It’s Monday, January 4.
The fourth day of the year.
My 22,381st day on the planet.
The first business day of the new year. Well, unless you’re one of those essential workers who keeps us fed, moving, and/or alive.
I’ve been off from the day job, mostly, for the last two weeks. I had a meeting, and a couple of campfires to put out. I had my last Santa visit on December 23.
So, it’s back to work and I already have a stack of projects to work on.
I’ll be going to the office as soon as I get back from the gym.
And, by going to the office, I mean moving to the other side of the desk.
I had a weak moment this weekend in which I actually missed my downtown office. I’ve been there less than half a dozen times since March.
I quickly realized what was happening, sat down, and drank some water. I was soon over it.
I mean, if you know me, you know that my dream is to retire from the day job so that I can write, do theater, and play Santa Claus. I just can’t do that yet.
As long as Publisher’s Clearinghouse keeps social distancing, retirement is not going to happen any time soon.
I’ve accepted that.
But as much as I want to retire, I don’t want to spend this year not going to the office.
I’m not going to rehash 2020, but this working from home thing is getting pretty old.
Then again, so am I.
Sure, the vaccine is coming. And if the latest report I heard is correct before we can open up the goal is to vaccinate 70% of the people.
This for a virus with a 99% survival rate.
Don’t @ me, Karen.
Yes, the virus is serious. Yes, it is deadly. I know people who have had it, who have recovered, and who have not.
But let’s not fool ourselves by thinking we haven’t been given conflicting information. Or that many of those who have imposed the harshest restrictions have themselves been found in violation.
Our leaders, left and right, have played politics with our health, with our lives.
And we’ve let them.
We’re not out of the woods yet. We’re in a political mess and don’t fool yourself to thinking that a change of
residents on January 20 is going to make it all better. It’s just not.
Thing is, the only thing that’s going to make any of this any better is each of us doing our own part.
No, this is not a mask-wearing sermon. Although you should be doing your part to slow the spread.
It’s a simple acknowledgement that the government is not going to fix this. In fact the government is more likely to make things worse.
So, do what you need to do. Take care of your self, of your family, of your business.
Stay informed. Don’t trust the mainstream media and for heaven’s sake stop hitting “share” on Facebook.
There’s more political drama happening in Washington this week. The vote will be protested, as it should be.
Just because your candidate won or lost doesn’t mean that there wasn’t some hinky stuff going on.
Enough to change the outcome? I don’t know.
The protest on Wednesday will also not change the outcome.
Ironically, I wrote a similar post last year. None of us knew at that point what we’d be facing in 2020. But it’s pretty obvious that not many of us read or took heed to my post.
Still we can each strive to be better. We can turn to a higher power (I’ll even grant you the one of your choice) to ask for help in being better people. Help in being good people.

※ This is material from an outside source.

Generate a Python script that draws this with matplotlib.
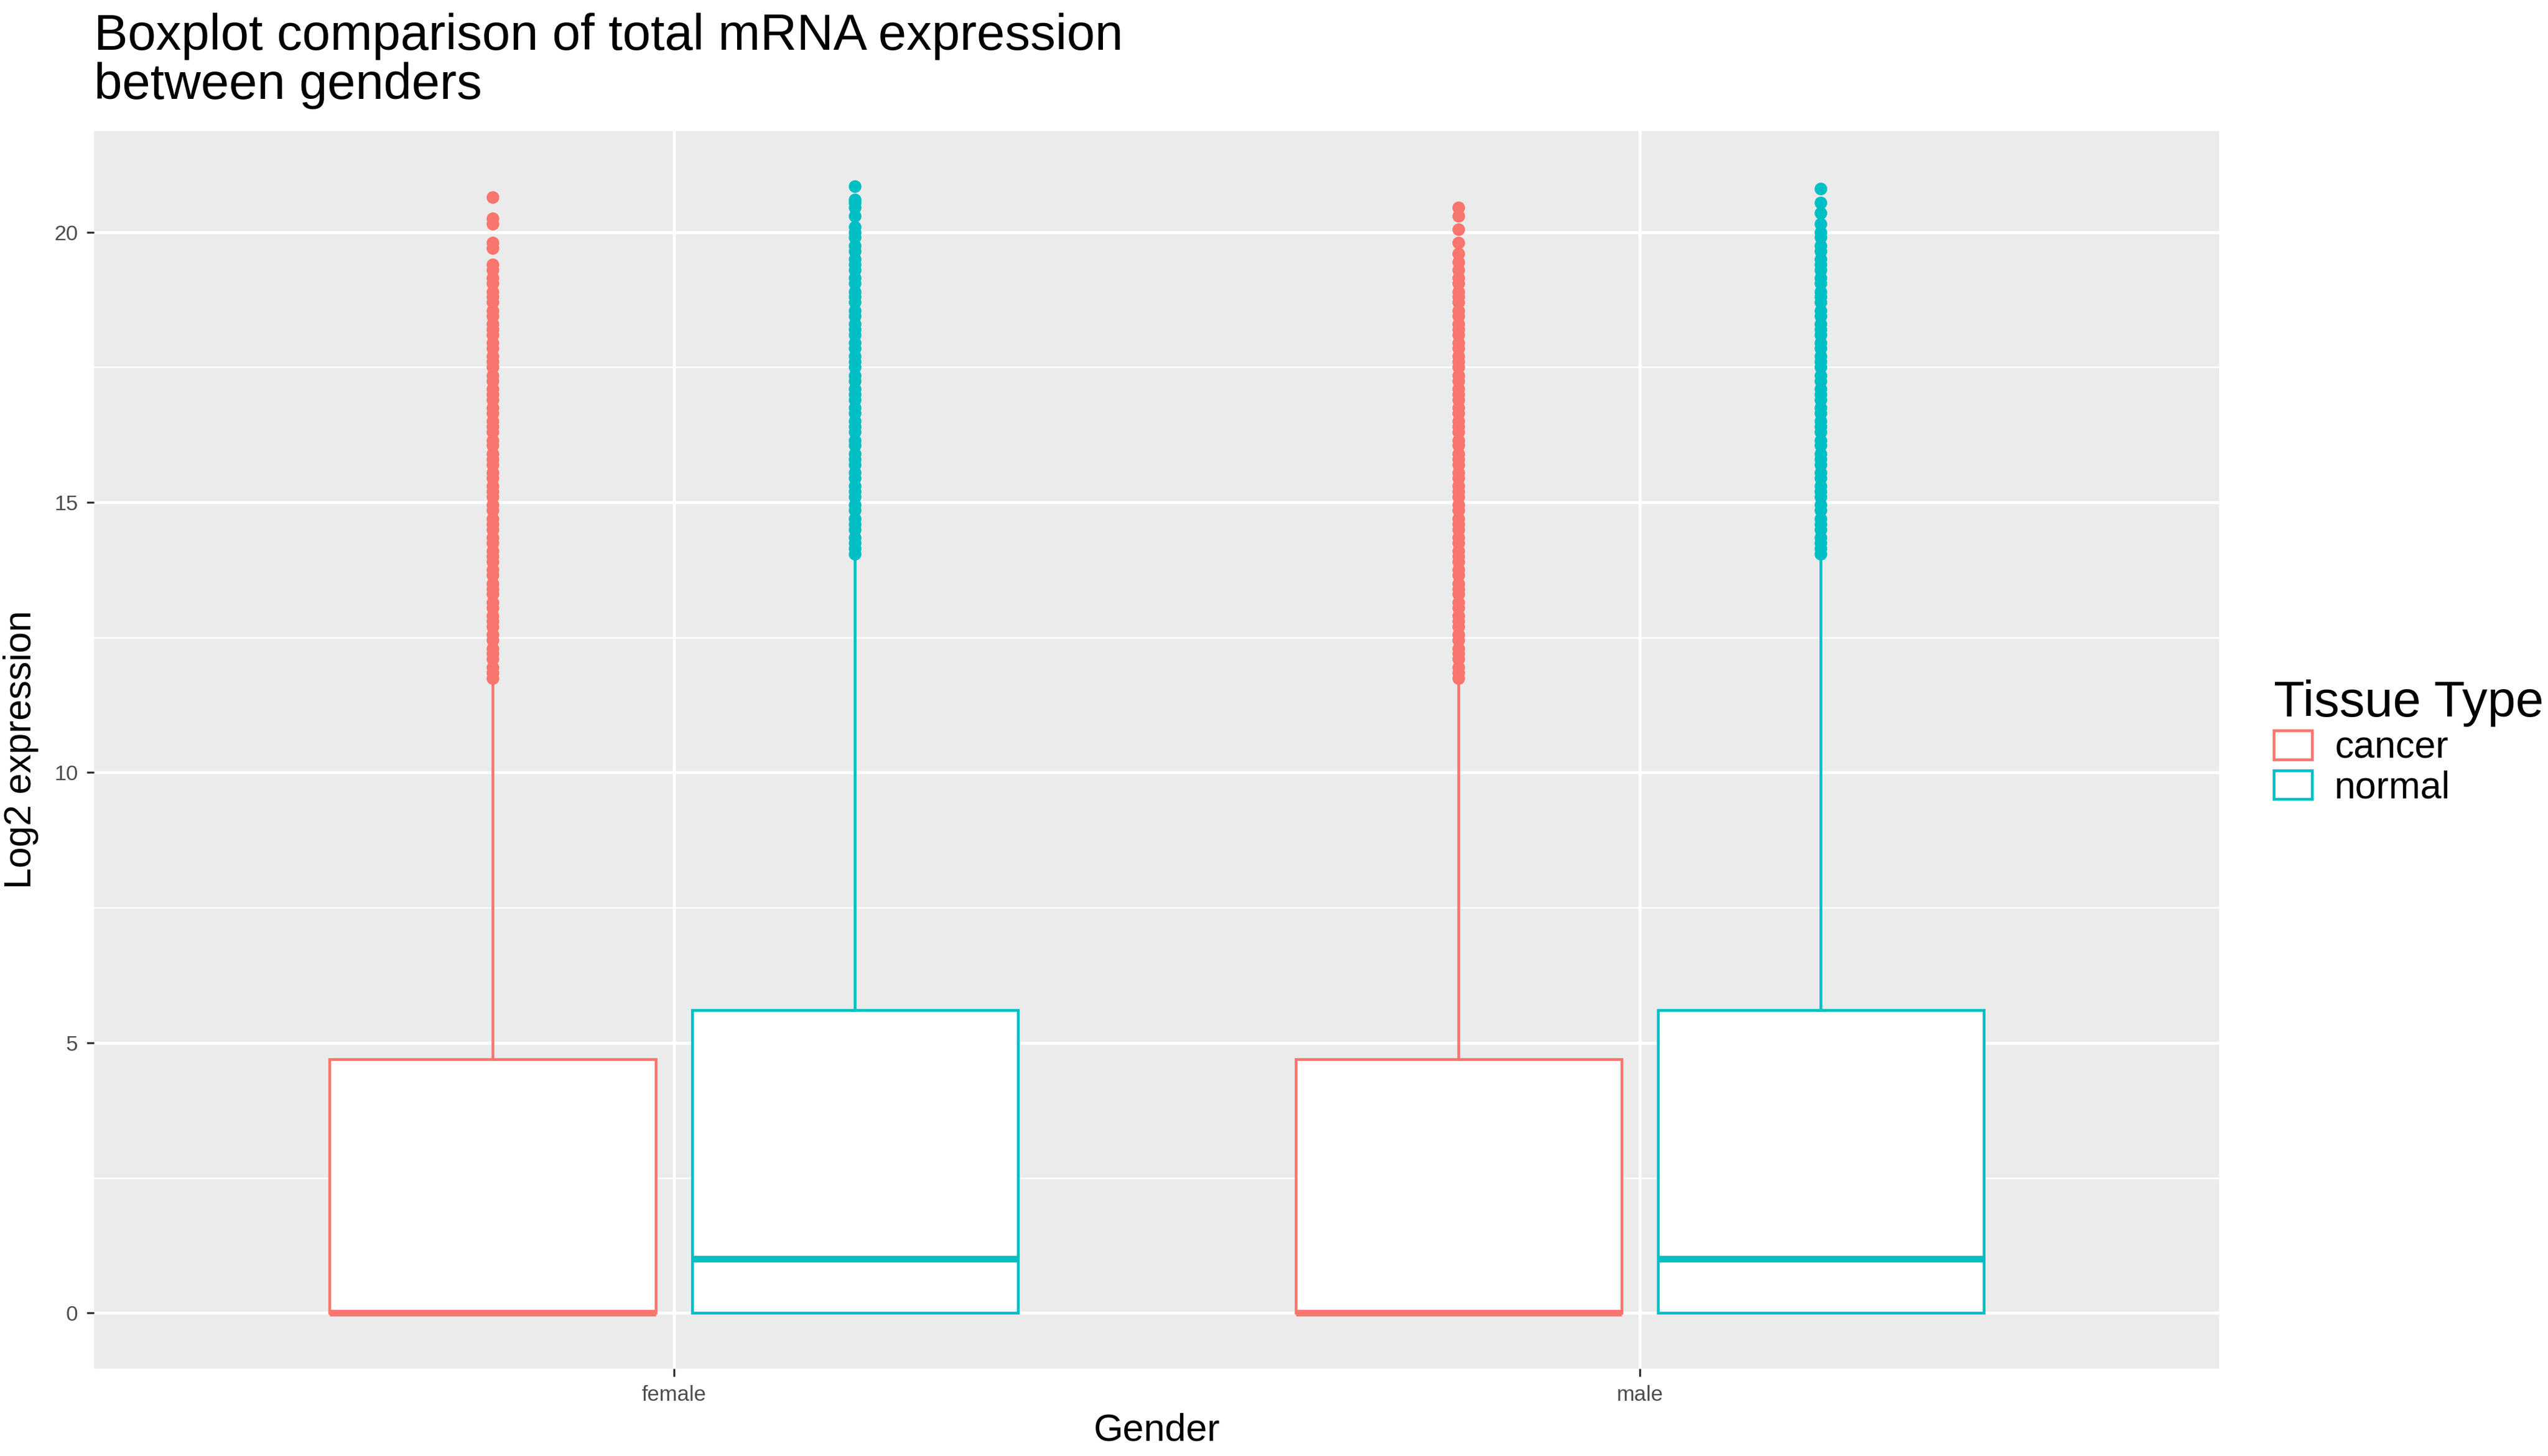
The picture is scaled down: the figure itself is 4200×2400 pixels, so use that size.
import matplotlib.pyplot as plt
from matplotlib.patches import Patch

plt.rcParams['font.family'] = ['Liberation Sans', 'DejaVu Sans']

genders = ["female", "male"]
tissues = ["cancer", "normal"]
colors = {"cancer": "#F8766D", "normal": "#00BFC4"}

# box statistics: q1, median, q3, lower/upper whisker
q1 = {"cancer": [0.0, 0.0], "normal": [0.0, 0.0]}
med = {"cancer": [0.0, 0.0], "normal": [1.0, 1.0]}
q3 = {"cancer": [4.7, 4.7], "normal": [5.6, 5.6]}
whislo = {"cancer": [0.0, 0.0], "normal": [0.0, 0.0]}
whishi = {"cancer": [11.7, 11.7], "normal": [14.0, 14.0]}

cancer_out_f = [11.75, 11.85, 11.95, 12.1, 12.2, 12.3, 12.45, 12.55, 12.7, 12.8, 12.9, 13.05, 13.15,
                13.3, 13.4, 13.5, 13.65, 13.75, 13.9, 14.0, 14.1, 14.25, 14.35, 14.5, 14.6, 14.7,
                14.85, 14.95, 15.1, 15.2, 15.3, 15.45, 15.55, 15.7, 15.8, 15.9, 16.05, 16.15,
                16.3, 16.4, 16.5, 16.65, 16.75, 16.9, 17.0, 17.1, 17.25, 17.35, 17.5, 17.6, 17.7,
                17.85, 17.95, 18.1, 18.2, 18.3, 18.45, 18.55, 18.7, 18.8, 18.9, 19.05, 19.15,
                19.3, 19.4, 19.7, 19.8, 20.15, 20.25, 20.65]
cancer_out_m = [11.75, 11.85, 11.95, 12.1, 12.2, 12.3, 12.45, 12.55, 12.7, 12.8, 12.9, 13.05, 13.15,
                13.3, 13.4, 13.5, 13.65, 13.75, 13.9, 14.0, 14.1, 14.25, 14.35, 14.5, 14.6, 14.7,
                14.85, 14.95, 15.1, 15.2, 15.3, 15.45, 15.55, 15.7, 15.8, 15.9, 16.05, 16.15,
                16.3, 16.4, 16.5, 16.65, 16.75, 16.9, 17.0, 17.1, 17.25, 17.35, 17.5, 17.6, 17.7,
                17.85, 17.95, 18.1, 18.2, 18.3, 18.45, 18.55, 18.7, 18.8, 18.9, 19.05, 19.15,
                19.3, 19.45, 19.6, 19.8, 20.05, 20.3, 20.45]
normal_out_f = [14.05, 14.15, 14.25, 14.35, 14.5, 14.6, 14.7, 14.85, 14.95, 15.1, 15.2, 15.3, 15.45,
                15.55, 15.7, 15.8, 15.9, 16.05, 16.15, 16.3, 16.4, 16.5, 16.65, 16.75, 16.9, 17.0,
                17.1, 17.25, 17.35, 17.5, 17.6, 17.7, 17.85, 17.95, 18.1, 18.2, 18.3, 18.45, 18.55,
                18.7, 18.8, 18.9, 19.05, 19.15, 19.3, 19.4, 19.5, 19.65, 19.75, 19.9, 20.0, 20.1,
                20.3, 20.45, 20.55, 20.6, 20.85]
normal_out_m = [14.05, 14.15, 14.25, 14.35, 14.5, 14.6, 14.7, 14.85, 14.95, 15.1, 15.2, 15.3, 15.45,
                15.55, 15.7, 15.8, 15.9, 16.05, 16.15, 16.3, 16.4, 16.5, 16.65, 16.75, 16.9, 17.0,
                17.1, 17.25, 17.35, 17.5, 17.6, 17.7, 17.85, 17.95, 18.1, 18.2, 18.3, 18.45, 18.55,
                18.7, 18.8, 18.9, 19.05, 19.15, 19.3, 19.4, 19.5, 19.65, 19.75, 19.9, 20.0, 20.15,
                20.35, 20.55, 20.8]
fliers = {"cancer": [cancer_out_f, cancer_out_m], "normal": [normal_out_f, normal_out_m]}

fig = plt.figure(figsize=(14, 8), dpi=300)
ax = fig.add_axes([0.037, 0.06, 0.834, 0.85])
ax.set_facecolor("#EBEBEB")

offsets = {"cancer": -0.1875, "normal": 0.1875}
for t in tissues:
    stats = []
    for i in range(len(genders)):
        stats.append(dict(q1=q1[t][i], med=med[t][i], q3=q3[t][i],
                          whislo=whislo[t][i], whishi=whishi[t][i], fliers=fliers[t][i]))
    c = colors[t]
    ax.bxp(stats, positions=[i + 1 + offsets[t] for i in range(len(genders))],
           widths=0.3375, patch_artist=True, showcaps=False,
           boxprops=dict(facecolor="white", edgecolor=c, linewidth=1.1),
           whiskerprops=dict(color=c, linewidth=1.1),
           medianprops=dict(color=c, linewidth=2.6),
           flierprops=dict(marker="o", markerfacecolor=c, markeredgecolor=c, markersize=4),
           zorder=3)

ax.set_xlim(0.4, 2.6)
ax.set_ylim(-1.03, 21.87)
ax.set_xticks([1, 2])
ax.set_xticklabels(genders)
ax.set_yticks([0, 5, 10, 15, 20])
ax.set_yticks([2.5, 7.5, 12.5, 17.5], minor=True)
ax.grid(True, which="major", color="white", linewidth=1.2, zorder=0)
ax.grid(True, which="minor", color="white", linewidth=0.6, zorder=0)
ax.set_axisbelow(True)
for s in ax.spines.values():
    s.set_visible(False)
ax.tick_params(which="major", length=3, color="#333333", labelsize=8.5, labelcolor="#4D4D4D")
ax.tick_params(which="minor", length=0)

ax.set_xlabel("Gender", fontsize=15, labelpad=3)
ax.set_ylabel("Log2 expression", fontsize=15, labelpad=6)
fig.text(0.037, 0.925, "Boxplot comparison of total mRNA expression\nbetween genders",
         fontsize=20, ha="left", va="bottom", linespacing=1.05)

handles = [Patch(facecolor="white", edgecolor=colors[t], linewidth=1.1) for t in tissues]
leg = fig.legend(handles, tissues, title="Tissue Type", loc="center left",
                 bbox_to_anchor=(0.879, 0.49), frameon=False, fontsize=15,
                 title_fontsize=20, handlelength=1.0, handleheight=0.8,
                 handletextpad=0.6, labelspacing=0.1)
leg._legend_box.align = "left"

fig.savefig("out.png", dpi=300)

There’s a lot of talk about the need for kindness and love.
It’s more than posting a meme on Facebook.
In reality there was a lot of not being better people going on last year. I’m not pointing any fingers, and neither should you.
Instead, I’ll think back over how I acted, or reacted during the course of a very, very trying year, and I’ll try to do better.
I know we’re all hoping that 2021 is going to be a better year. But there’s no guarantee.
I’m just going to work in making me better.
I mean, not in making me better, in making you better.
We’ve got 361 days to get it right this time.